Bit of sarcasm, but it honestly is fun to explore the effects of asteroid impacts.

bravesoul2

From https://science.nasa.gov/solar-system/asteroids/apophis/

> Near-Earth asteroid Apophis is a potentially hazardous asteroid that will safely pass close to Earth on April 13, 2029. It will come about 20,000 miles (32,000 kilometers) from our planet’s surface — closer than the distance of many satellites in geosynchronous orbit (about 22,236 miles, or 36,000 kilometers, in altitude).

> When Apophis was discovered in 2004, it appeared the asteroid could potentially impact Earth in the coming decades. Astronomers closely tracked the asteroid, and now NASA is confident that there is no risk of Apophis impacting our planet for at least 100 years.

null

[deleted]

throwaway290

[flagged]

diggan

> Plus, conservative people tend to be older

The article says:

> However, the most promising of these, a mission named OSIRIS-Apex that breathes new life into an old spacecraft that otherwise would drift into oblivion, is slated for cancellation by the Trump White House's budget for fiscal year 2026.

I won't claim to be an expert in US politics, but doesn't budget bills need to be approved/passed by both the house, senate and various committees?
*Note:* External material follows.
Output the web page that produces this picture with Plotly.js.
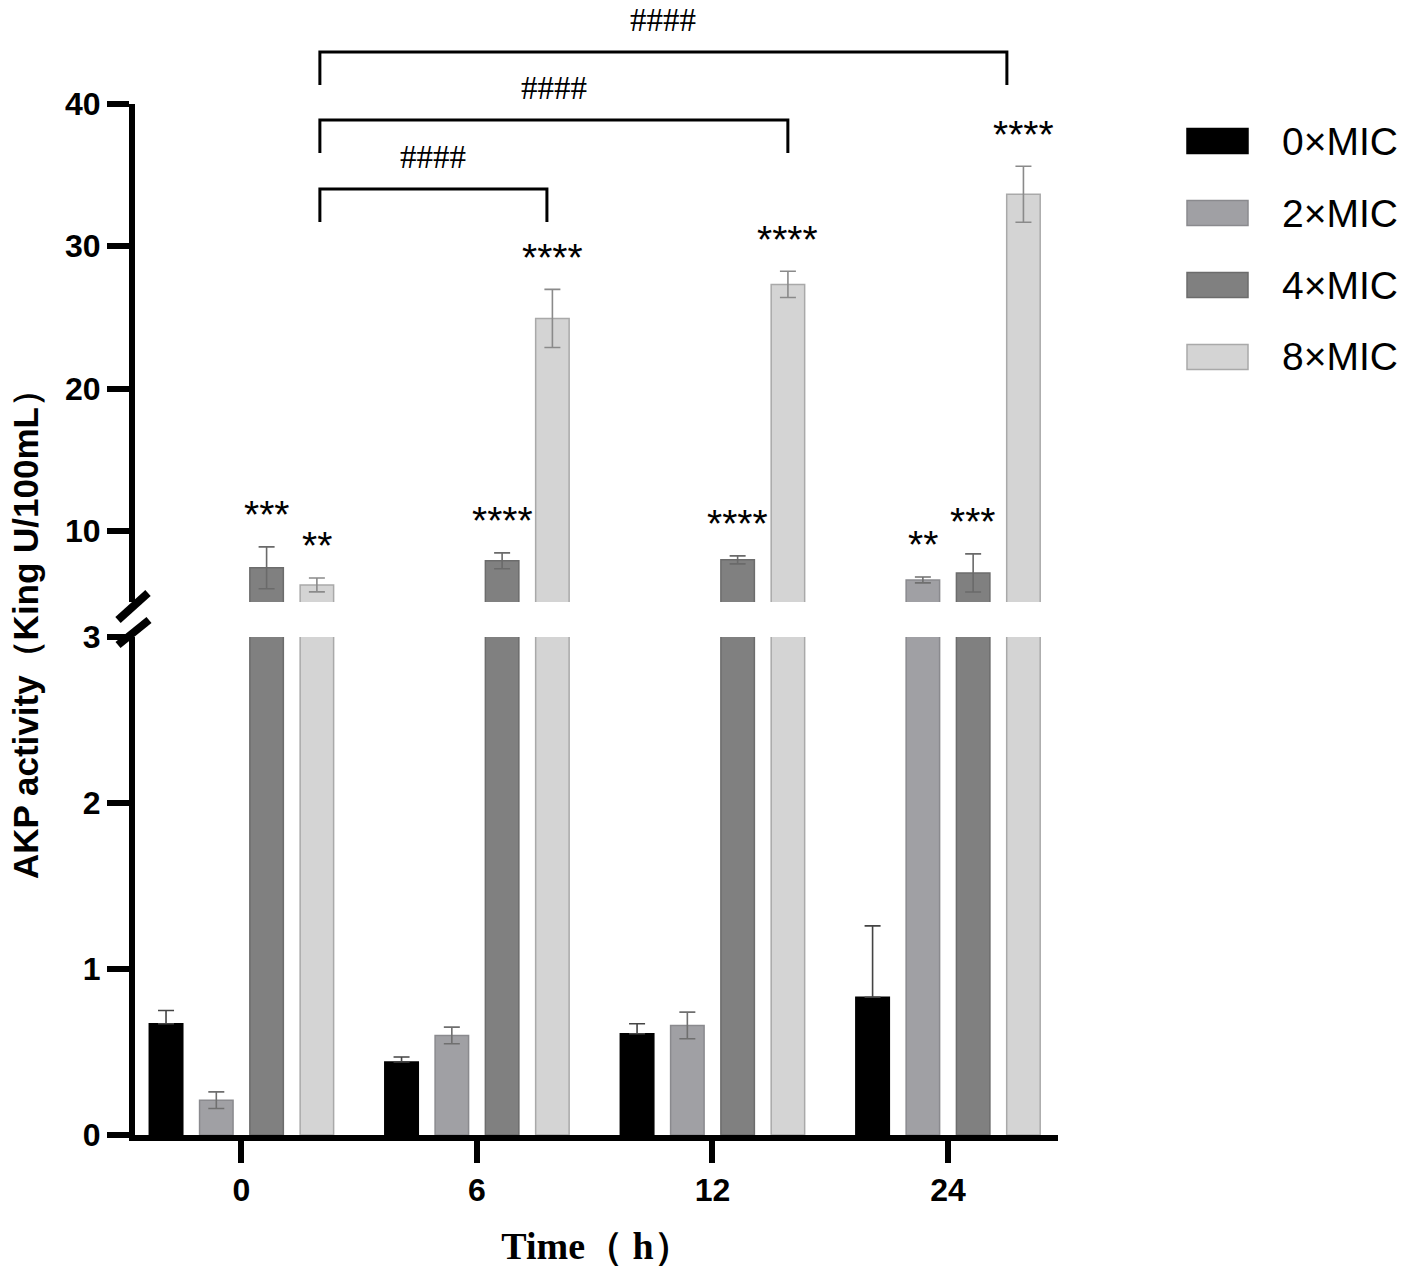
<!DOCTYPE html>
<html>
<head>
<meta charset="utf-8">
<script src="https://cdn.plot.ly/plotly-3.0.1.min.js"></script>
<style>
  html, body { margin: 0; padding: 0; background: #fff; }
  #chart { width: 1417px; height: 1271px; }
</style>
</head>
<body>
<div id="chart"></div>
<script>
// time points (h) and groups
var times = ['0', '6', '12', '24'];
var seriesNames = ['0×MIC', '2×MIC', '4×MIC', '8×MIC'];

// AKP activity (King U/100mL), mean and SD
var mic0 = [0.67, 0.44, 0.61, 0.83];
var err0 = [0.08, 0.03, 0.06, 0.43];
var mic2 = [0.21, 0.60, 0.66, 6.55];
var err2 = [0.05, 0.05, 0.08, 0.21];
var mic4 = [7.40, 7.89, 7.96, 7.04];
var err4 = [1.47, 0.56, 0.28, 1.34];
var mic8 = [6.20, 24.93, 27.32, 33.66];
var err8 = [0.49, 2.04, 0.92, 1.97];

// significance marks vs 0×MIC
var stars0 = ['', '', '', ''];
var stars2 = ['', '', '', '**'];
var stars4 = ['***', '****', '****', '***'];
var stars8 = ['**', '****', '****', '****'];

// #### comparisons of 8×MIC: [from x, to x, label]
var brackets = [
    [0.333, 1.297, '####'],
    [0.333, 2.320, '####'],
    [0.333, 3.250, '####']
];

var fills = ['#000000', '#a0a0a4', '#808080', '#d4d4d4'];
var edges = ['#000000', '#8a8a8e', '#6c6c6c', '#a9a9a9'];
var errColors = ['#444444', '#6f6f6f', '#6a6a6a', '#8a8a8a'];

var values = [mic0, mic2, mic4, mic8];
var errors = [err0, err2, err4, err8];
var stars = [stars0, stars2, stars4, stars8];

var xpos = [0, 1, 2, 3];

// lower axis 0-3, upper axis 5-40
var LOW_MAX = 3, HIGH_MIN = 5;

// page geometry of the plot area (for decorations only)
var L = 135, R = 359, T = 104, B = 136, W = 1417, H = 1271;
var pw = W - L - R, ph = H - T - B;
function px(x) { return (x - L) / pw; }
function py(y) { return (H - B - y) / ph; }

var font = 'Liberation Sans, Arial, sans-serif';

function errFor(vals, errs, low) {
    return errs.map(function(e, i) {
        if (low) return vals[i] <= LOW_MAX ? e : null;
        return vals[i] >= HIGH_MIN ? e : null;
    });
}

var data = [];
[true, false].forEach(function(low) {
    for (var i = 0; i < values.length; i++) {
        var up = errFor(values[i], errors[i], low);
        // black bars only show the upper whisker
        var down = i === 0 ? up.map(function(e) { return e === null ? null : 0; }) : up;
        data.push({
            type: 'bar',
            name: seriesNames[i],
            x: xpos,
            y: values[i],
            yaxis: low ? 'y' : 'y2',
            showlegend: false,
            marker: {color: fills[i], line: {color: edges[i], width: 1.5}},
            error_y: {
                type: 'data',
                symmetric: false,
                array: up,
                arrayminus: down,
                visible: true,
                color: errColors[i],
                thickness: 1.6,
                width: 8
            }
        });
    }
});

var shapes = [];
var annotations = [];

// stars above error bars
for (var i = 0; i < values.length; i++) {
    for (var j = 0; j < xpos.length; j++) {
        if (!stars[i][j]) continue;
        annotations.push({
            xref: 'x', yref: 'y2',
            x: xpos[j] + (i - 1.5) * 0.2136,
            y: values[i][j] + errors[i][j],
            yanchor: 'middle', yshift: 32,
            text: stars[i][j], showarrow: false,
            font: {family: font, size: 39, color: '#000'}
        });
    }
}

// brackets
var bracketY = [189, 120, 52];
brackets.forEach(function(b, k) {
    var yTop = py(bracketY[k]), yLeg = py(bracketY[k] + 33);
    shapes.push({type: 'path', xref: 'x', yref: 'paper',
        path: 'M' + b[0] + ',' + yLeg + ' L' + b[0] + ',' + yTop + ' L' + b[1] + ',' + yTop + ' L' + b[1] + ',' + yLeg,
        line: {color: '#000', width: 3}});
    annotations.push({
        xref: 'x', yref: 'paper',
        x: (b[0] + b[1]) / 2, y: yTop, yanchor: 'bottom', yshift: 12,
        text: b[2], showarrow: false,
        font: {family: 'Liberation Serif, Times New Roman, serif', size: 33, color: '#000'}
    });
});

// axis break marks
shapes.push({type: 'line', xref: 'paper', yref: 'paper',
    x0: px(118), y0: py(620), x1: px(148), y1: py(593), line: {color: '#000', width: 8}});
shapes.push({type: 'line', xref: 'paper', yref: 'paper',
    x0: px(118), y0: py(645), x1: px(149), y1: py(620), line: {color: '#000', width: 8}});

// legend drawn by hand for large swatches
var legendRows = [141, 213, 285, 357];
for (var i = 0; i < seriesNames.length; i++) {
    shapes.push({type: 'rect', xref: 'paper', yref: 'paper',
        x0: px(1187), x1: px(1248), y0: py(legendRows[i] + 12.5), y1: py(legendRows[i] - 12.5),
        fillcolor: fills[i], line: {color: edges[i], width: 1.5}});
    annotations.push({
        xref: 'paper', yref: 'paper', x: px(1280), y: py(legendRows[i]),
        xanchor: 'left', yanchor: 'middle', text: seriesNames[i], showarrow: false,
        font: {family: font, size: 39, color: '#000'}
    });
}

// y axis title
annotations.push({
    xref: 'paper', yref: 'paper', x: px(25), y: py(626),
    xanchor: 'center', yanchor: 'middle', textangle: -90,
    text: 'AKP activity（King U/100mL）', showarrow: false,
    font: {family: font, size: 35, color: '#000', weight: 'bold'}
});

var axisStyle = {
    showline: true, linewidth: 6, linecolor: '#000',
    ticks: 'outside', ticklen: 22, tickwidth: 6, tickcolor: '#000',
    showgrid: false, zeroline: false,
    tickfont: {family: font, size: 32, color: '#000', weight: 'bold'}
};

var layout = {
    width: W, height: H,
    margin: {l: L, r: R, t: T, b: B},
    paper_bgcolor: '#fff', plot_bgcolor: '#fff',
    barmode: 'group', bargap: 0.146, bargroupgap: 0.334,
    showlegend: false,
    xaxis: Object.assign({}, axisStyle, {
        range: [-0.452, 3.467],
        tickvals: xpos, ticktext: times,
        anchor: 'y',
        title: {
            text: 'Time（ h）', standoff: 27,
            font: {family: 'Liberation Serif, Times New Roman, serif', size: 38, color: '#000', weight: 'bold'}
        }
    }),
    yaxis: Object.assign({}, axisStyle, {
        domain: [0, 0.483], range: [0, LOW_MAX], tickvals: [0, 1, 2, 3], anchor: 'x'
    }),
    yaxis2: Object.assign({}, axisStyle, {
        domain: [0.517, 1], range: [HIGH_MIN, 40], tickvals: [10, 20, 30, 40], anchor: 'x'
    }),
    shapes: shapes,
    annotations: annotations
};

Plotly.newPlot('chart', data, layout, {displayModeBar: false, staticPlot: true});
</script>
</body>
</html>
And then members of both parties, including every Democrat, still get to vote at it in multiple stages, so once it's actually implemented, it's by design kind of approved by both sides?

In the end, old people from both sides seem to have zero regard for future generations, and from the outside, those old people seem to exist and be in power on both sides of your limited political spectrum.

baggachipz

> but doesn't budget bills need to be approved/passed by both the house, senate and various committees?
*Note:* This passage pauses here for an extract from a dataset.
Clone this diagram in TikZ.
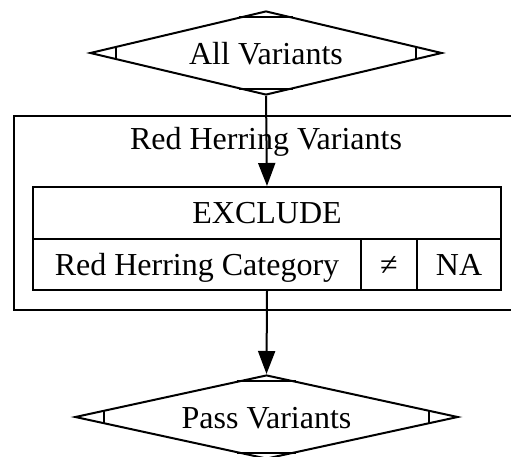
\documentclass[tikz,border=0pt]{standalone}
\usepackage{fontspec}
\setmainfont{Liberation Serif}
\usetikzlibrary{shapes.geometric,arrows.meta,calc}

\tikzset{
  every node/.style={font=\fontsize{32}{38}\selectfont},
  mdiamond/.style={shape=diamond, draw, inner sep=0pt},
  cell/.style={draw, rectangle, inner sep=0pt, text height=21.5pt, text depth=0pt},
  cluster/.style={draw, rectangle, inner sep=0pt},
  flow/.style={-{Triangle[length=23pt,width=17pt]}},
}

% the small cut marks inside each corner of a diamond node
\newcommand{\diamondmarks}[1]{%
  \draw ($(#1.north)!0.155!(#1.west)$) -- ($(#1.north)!0.155!(#1.east)$);
  \draw ($(#1.south)!0.155!(#1.west)$) -- ($(#1.south)!0.155!(#1.east)$);
  \draw ($(#1.west)!0.155!(#1.north)$) -- ($(#1.west)!0.155!(#1.south)$);
  \draw ($(#1.east)!0.155!(#1.north)$) -- ($(#1.east)!0.155!(#1.south)$);
}

\begin{document}
\begin{tikzpicture}[x=1pt, y=1pt, line width=2pt]
  \useasboundingbox (0,0) rectangle (511,-457);
  \clip (0,0) rectangle (511,-457);

  % cluster frame (open on the right)
  \node[cluster, anchor=north west, minimum width=510pt, minimum height=194pt] (clu) at (13,-115) {};
  \node[anchor=base] (clutitle) at (266,-150) {Red Herring Variants};

  % start and end diamonds
  \node[mdiamond, minimum width=352pt, minimum height=84pt] (all) at (266,-53) {};
  \node[anchor=base] (alltext) at (266,-65) {All Variants};
  \diamondmarks{all}

  \node[mdiamond, minimum width=383pt, minimum height=84pt] (pass) at (266.5,-417) {};
  \node[anchor=base] (passtext) at (266.5,-428) {Pass Variants};
  \diamondmarks{pass}

  % record: header row and three condition cells
  \node[cell, anchor=north west, minimum width=468pt, minimum height=52pt] (excl) at (32,-186) {EXCLUDE};
  \node[cell, anchor=north west, minimum width=328pt, minimum height=51pt] (cat) at (32,-238) {Red Herring Category};
  \node[cell, anchor=north west, minimum width=56pt, minimum height=51pt] (op) at (360,-238) {≠};
  \node[cell, anchor=north west, minimum width=84pt, minimum height=51pt] (val) at (416,-238) {NA};

  % connectors
  \draw[flow] (all.south) -- (excl.north);
  \draw[flow] (excl.south |- cat.south) -- (pass.north);
\end{tikzpicture}
\end{document}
When one party controls all three branches of government, and the executive branch does what they want regardless of laws (which aren't enforced because said party controls the enforcers as well), you get anything but a consensus.

diggan

So then you're saying the US stopped being a representative democracy, because one party controls three branches of government? If it still is considered a representative democracy, then the bill is actually passed with some sort of democratic consensus, even though you (the voter) might not agree with the results.
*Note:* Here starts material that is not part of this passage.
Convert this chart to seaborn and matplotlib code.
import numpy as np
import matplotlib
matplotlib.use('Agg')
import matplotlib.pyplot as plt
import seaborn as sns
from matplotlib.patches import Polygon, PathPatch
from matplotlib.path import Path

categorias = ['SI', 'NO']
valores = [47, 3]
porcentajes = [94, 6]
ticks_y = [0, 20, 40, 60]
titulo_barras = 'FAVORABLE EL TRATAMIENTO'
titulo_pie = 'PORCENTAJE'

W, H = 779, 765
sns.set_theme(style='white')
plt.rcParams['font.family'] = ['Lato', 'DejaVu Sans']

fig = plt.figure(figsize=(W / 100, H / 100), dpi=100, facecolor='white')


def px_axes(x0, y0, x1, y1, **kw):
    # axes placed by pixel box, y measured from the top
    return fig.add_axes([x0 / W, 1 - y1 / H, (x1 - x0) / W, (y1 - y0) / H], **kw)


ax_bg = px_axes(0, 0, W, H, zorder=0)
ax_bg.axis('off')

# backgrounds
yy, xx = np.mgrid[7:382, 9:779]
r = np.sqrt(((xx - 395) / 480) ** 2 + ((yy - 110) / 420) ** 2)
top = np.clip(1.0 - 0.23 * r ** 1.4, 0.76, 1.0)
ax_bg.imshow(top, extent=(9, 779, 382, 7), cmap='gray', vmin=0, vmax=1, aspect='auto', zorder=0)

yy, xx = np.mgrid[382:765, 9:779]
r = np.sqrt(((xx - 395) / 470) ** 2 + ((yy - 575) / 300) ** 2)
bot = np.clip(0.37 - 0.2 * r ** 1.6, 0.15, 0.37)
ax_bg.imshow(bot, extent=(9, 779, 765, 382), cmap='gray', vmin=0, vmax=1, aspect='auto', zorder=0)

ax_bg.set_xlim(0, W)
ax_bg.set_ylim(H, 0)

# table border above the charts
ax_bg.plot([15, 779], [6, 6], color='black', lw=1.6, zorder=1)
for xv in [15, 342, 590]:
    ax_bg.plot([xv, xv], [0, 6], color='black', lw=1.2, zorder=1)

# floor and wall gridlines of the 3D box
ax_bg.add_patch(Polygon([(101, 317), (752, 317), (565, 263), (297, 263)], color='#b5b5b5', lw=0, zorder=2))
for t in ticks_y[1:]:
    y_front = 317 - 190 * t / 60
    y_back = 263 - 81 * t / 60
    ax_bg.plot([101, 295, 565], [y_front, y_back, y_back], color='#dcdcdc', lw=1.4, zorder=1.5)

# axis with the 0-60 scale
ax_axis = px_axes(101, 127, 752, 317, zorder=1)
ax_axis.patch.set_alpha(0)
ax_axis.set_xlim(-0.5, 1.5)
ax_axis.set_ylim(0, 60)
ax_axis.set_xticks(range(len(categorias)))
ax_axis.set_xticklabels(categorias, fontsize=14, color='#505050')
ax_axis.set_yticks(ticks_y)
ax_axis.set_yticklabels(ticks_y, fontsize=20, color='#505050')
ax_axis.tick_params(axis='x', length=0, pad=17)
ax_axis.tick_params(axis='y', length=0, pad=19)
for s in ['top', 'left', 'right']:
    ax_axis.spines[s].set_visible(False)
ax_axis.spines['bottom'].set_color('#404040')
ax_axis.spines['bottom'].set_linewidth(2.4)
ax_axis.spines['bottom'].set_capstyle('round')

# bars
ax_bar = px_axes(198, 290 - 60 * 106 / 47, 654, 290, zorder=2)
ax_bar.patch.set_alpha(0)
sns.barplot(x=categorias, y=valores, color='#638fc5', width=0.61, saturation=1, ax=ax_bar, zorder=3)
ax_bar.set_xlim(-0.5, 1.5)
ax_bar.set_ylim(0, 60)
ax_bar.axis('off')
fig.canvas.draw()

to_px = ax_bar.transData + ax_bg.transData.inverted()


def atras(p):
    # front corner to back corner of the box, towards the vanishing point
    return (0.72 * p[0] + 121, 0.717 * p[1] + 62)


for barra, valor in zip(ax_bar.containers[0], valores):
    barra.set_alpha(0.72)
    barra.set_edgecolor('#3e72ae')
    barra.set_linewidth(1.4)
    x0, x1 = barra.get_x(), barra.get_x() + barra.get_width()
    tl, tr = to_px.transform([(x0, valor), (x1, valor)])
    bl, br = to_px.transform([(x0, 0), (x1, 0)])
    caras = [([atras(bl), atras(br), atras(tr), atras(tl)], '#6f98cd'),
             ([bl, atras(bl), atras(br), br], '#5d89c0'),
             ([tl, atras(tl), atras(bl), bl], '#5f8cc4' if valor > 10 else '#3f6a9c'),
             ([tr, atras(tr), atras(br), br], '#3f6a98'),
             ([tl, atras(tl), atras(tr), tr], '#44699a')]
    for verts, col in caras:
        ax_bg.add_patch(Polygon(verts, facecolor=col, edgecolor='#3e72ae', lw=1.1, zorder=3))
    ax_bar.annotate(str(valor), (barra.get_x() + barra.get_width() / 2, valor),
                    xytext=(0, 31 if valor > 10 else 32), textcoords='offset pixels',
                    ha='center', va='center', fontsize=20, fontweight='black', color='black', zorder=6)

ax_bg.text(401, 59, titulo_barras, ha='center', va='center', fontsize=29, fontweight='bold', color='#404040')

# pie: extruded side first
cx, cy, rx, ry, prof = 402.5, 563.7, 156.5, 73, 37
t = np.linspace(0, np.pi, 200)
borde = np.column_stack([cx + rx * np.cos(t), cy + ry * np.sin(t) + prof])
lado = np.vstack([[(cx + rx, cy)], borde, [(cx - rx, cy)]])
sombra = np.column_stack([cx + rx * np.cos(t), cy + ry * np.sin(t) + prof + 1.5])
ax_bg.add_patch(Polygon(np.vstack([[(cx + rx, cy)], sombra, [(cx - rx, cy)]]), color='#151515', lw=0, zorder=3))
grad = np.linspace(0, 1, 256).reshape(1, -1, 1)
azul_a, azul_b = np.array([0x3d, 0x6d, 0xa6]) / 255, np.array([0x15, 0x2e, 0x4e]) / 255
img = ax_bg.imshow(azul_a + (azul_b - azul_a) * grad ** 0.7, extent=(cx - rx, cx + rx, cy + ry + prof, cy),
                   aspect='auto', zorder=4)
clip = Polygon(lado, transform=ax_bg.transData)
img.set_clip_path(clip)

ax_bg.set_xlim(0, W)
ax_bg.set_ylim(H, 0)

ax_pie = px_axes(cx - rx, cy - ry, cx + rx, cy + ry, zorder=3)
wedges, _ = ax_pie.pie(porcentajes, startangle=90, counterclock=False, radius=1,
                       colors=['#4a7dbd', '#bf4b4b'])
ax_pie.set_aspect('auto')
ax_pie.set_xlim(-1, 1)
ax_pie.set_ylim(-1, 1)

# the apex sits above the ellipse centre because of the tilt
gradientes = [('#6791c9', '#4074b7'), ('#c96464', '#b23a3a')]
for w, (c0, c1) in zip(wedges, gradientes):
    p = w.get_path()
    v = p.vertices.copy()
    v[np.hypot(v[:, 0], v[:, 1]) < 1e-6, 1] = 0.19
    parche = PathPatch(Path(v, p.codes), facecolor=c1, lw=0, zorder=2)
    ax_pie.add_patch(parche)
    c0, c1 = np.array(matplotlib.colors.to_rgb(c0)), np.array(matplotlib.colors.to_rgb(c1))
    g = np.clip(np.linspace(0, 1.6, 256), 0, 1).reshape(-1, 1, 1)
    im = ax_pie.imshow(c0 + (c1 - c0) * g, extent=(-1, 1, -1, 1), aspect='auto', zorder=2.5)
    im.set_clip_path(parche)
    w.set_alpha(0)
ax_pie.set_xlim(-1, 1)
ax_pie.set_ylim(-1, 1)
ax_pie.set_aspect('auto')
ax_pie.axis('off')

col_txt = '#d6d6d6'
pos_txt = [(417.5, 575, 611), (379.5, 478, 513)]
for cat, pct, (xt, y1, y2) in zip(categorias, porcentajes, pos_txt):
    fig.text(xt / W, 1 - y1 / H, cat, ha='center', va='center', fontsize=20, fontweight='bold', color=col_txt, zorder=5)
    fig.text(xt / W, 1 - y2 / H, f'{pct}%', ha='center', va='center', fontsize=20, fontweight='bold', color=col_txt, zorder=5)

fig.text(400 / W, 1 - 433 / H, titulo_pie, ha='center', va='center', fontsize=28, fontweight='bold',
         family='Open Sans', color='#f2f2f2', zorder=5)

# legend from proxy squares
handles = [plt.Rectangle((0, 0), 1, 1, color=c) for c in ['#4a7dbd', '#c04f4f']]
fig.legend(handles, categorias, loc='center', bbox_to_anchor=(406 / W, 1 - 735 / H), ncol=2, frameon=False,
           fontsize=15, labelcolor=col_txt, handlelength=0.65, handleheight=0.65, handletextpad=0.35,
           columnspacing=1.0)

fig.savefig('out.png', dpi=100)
Besides, even if "one party controls all three branches of government" is true, they still don't control all the involved committees, do they?

ta1243

> including every Democrat, still get to vote at it in multiple stages, so once it's actually implemented, it's by design kind of approved by both sides?

If you have 51% republican and 49% democrat and every republican says yes and every democrat says no, then it's not approved by both sides. That's how democracy works in a two-choice system, it's not a consensus.

Unless by approval you mean "this isn't worth a civil war"

nativeit

Well these days it seems who uses which bathrooms and/or how enthusiastically natural born citizens get to openly abuse everyone else are both issues approaching armed conflict, so that sounds downright utopian.

throwaway290

> In the end, old people from both sides seem to have zero regard for future generations, and from the outside, those old people seem to exist and be in power on both sides of your limited political spectrum.

the argument is that older people are more conservative (represented by Republicans who cancel this NASA initiative) and younger are more progressive (represented by Democrats)

archerx

[flagged]

throwaway290

> Are you a bot?

Gotta say I never seen anyone run out of arguments this quickly.

archerx

Arguments against what? Nothing you said made sense...

hermannj314

[flagged]

cookiengineer

I like money.

Sorry, could not resist. I'll see myself out.